### Prompt
Your task is to repeat all of the material exactly.

### Dataset excerpt

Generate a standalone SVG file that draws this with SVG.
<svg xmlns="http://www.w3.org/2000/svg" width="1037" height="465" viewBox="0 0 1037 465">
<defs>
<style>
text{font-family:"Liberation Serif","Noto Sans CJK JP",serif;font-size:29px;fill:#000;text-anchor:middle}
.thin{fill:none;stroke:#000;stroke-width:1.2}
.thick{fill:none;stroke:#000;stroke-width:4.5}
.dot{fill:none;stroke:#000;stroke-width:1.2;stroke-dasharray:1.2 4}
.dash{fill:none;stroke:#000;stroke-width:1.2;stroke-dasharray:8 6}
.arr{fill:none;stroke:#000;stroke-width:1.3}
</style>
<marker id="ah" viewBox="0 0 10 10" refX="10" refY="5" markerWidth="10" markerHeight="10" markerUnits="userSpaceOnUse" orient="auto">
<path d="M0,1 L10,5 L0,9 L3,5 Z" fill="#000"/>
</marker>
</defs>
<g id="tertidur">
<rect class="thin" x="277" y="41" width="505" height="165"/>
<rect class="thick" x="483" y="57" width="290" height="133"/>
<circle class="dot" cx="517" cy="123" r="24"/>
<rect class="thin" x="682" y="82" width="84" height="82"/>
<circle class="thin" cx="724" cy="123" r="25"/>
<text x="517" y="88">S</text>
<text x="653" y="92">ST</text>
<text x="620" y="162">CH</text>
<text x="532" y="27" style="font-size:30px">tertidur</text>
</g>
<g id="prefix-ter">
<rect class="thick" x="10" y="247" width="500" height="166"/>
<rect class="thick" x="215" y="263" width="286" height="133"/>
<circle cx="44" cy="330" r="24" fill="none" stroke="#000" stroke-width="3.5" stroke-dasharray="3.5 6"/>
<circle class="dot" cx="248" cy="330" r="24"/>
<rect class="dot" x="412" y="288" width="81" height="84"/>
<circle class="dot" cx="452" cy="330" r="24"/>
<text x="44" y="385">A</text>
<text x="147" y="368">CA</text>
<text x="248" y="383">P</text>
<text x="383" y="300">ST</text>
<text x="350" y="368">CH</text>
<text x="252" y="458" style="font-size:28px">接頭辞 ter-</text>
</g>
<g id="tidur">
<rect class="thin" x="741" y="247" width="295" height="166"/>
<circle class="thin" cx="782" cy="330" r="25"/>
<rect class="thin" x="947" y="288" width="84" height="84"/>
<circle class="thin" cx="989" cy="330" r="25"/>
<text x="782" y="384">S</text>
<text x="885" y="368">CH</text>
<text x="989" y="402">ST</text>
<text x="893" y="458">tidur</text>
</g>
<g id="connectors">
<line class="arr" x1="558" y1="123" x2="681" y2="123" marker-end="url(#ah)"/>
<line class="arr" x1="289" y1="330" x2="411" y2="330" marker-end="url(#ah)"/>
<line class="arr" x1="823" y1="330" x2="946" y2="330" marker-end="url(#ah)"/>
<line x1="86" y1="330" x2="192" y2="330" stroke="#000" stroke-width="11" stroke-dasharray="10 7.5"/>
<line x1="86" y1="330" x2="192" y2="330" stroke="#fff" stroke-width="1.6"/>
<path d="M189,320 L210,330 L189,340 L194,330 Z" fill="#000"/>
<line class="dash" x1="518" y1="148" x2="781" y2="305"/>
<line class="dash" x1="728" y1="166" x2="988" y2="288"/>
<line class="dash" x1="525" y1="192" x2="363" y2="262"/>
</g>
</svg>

### Output of the task
Generate a standalone SVG file that draws this with SVG.
<svg xmlns="http://www.w3.org/2000/svg" width="1037" height="465" viewBox="0 0 1037 465">
<defs>
<style>
text{font-family:"Liberation Serif","Noto Sans CJK JP",serif;font-size:29px;fill:#000;text-anchor:middle}
.thin{fill:none;stroke:#000;stroke-width:1.2}
.thick{fill:none;stroke:#000;stroke-width:4.5}
.dot{fill:none;stroke:#000;stroke-width:1.2;stroke-dasharray:1.2 4}
.dash{fill:none;stroke:#000;stroke-width:1.2;stroke-dasharray:8 6}
.arr{fill:none;stroke:#000;stroke-width:1.3}
</style>
<marker id="ah" viewBox="0 0 10 10" refX="10" refY="5" markerWidth="10" markerHeight="10" markerUnits="userSpaceOnUse" orient="auto">
<path d="M0,1 L10,5 L0,9 L3,5 Z" fill="#000"/>
</marker>
</defs>
<g id="tertidur">
<rect class="thin" x="277" y="41" width="505" height="165"/>
<rect class="thick" x="483" y="57" width="290" height="133"/>
<circle class="dot" cx="517" cy="123" r="24"/>
<rect class="thin" x="682" y="82" width="84" height="82"/>
<circle class="thin" cx="724" cy="123" r="25"/>
<text x="517" y="88">S</text>
<text x="653" y="92">ST</text>
<text x="620" y="162">CH</text>
<text x="532" y="27" style="font-size:30px">tertidur</text>
</g>
<g id="prefix-ter">
<rect class="thick" x="10" y="247" width="500" height="166"/>
<rect class="thick" x="215" y="263" width="286" height="133"/>
<circle cx="44" cy="330" r="24" fill="none" stroke="#000" stroke-width="3.5" stroke-dasharray="3.5 6"/>
<circle class="dot" cx="248" cy="330" r="24"/>
<rect class="dot" x="412" y="288" width="81" height="84"/>
<circle class="dot" cx="452" cy="330" r="24"/>
<text x="44" y="385">A</text>
<text x="147" y="368">CA</text>
<text x="248" y="383">P</text>
<text x="383" y="300">ST</text>
<text x="350" y="368">CH</text>
<text x="252" y="458" style="font-size:28px">接頭辞 ter-</text>
</g>
<g id="tidur">
<rect class="thin" x="741" y="247" width="295" height="166"/>
<circle class="thin" cx="782" cy="330" r="25"/>
<rect class="thin" x="947" y="288" width="84" height="84"/>
<circle class="thin" cx="989" cy="330" r="25"/>
<text x="782" y="384">S</text>
<text x="885" y="368">CH</text>
<text x="989" y="402">ST</text>
<text x="893" y="458">tidur</text>
</g>
<g id="connectors">
<line class="arr" x1="558" y1="123" x2="681" y2="123" marker-end="url(#ah)"/>
<line class="arr" x1="289" y1="330" x2="411" y2="330" marker-end="url(#ah)"/>
<line class="arr" x1="823" y1="330" x2="946" y2="330" marker-end="url(#ah)"/>
<line x1="86" y1="330" x2="192" y2="330" stroke="#000" stroke-width="11" stroke-dasharray="10 7.5"/>
<line x1="86" y1="330" x2="192" y2="330" stroke="#fff" stroke-width="1.6"/>
<path d="M189,320 L210,330 L189,340 L194,330 Z" fill="#000"/>
<line class="dash" x1="518" y1="148" x2="781" y2="305"/>
<line class="dash" x1="728" y1="166" x2="988" y2="288"/>
<line class="dash" x1="525" y1="192" x2="363" y2="262"/>
</g>
</svg>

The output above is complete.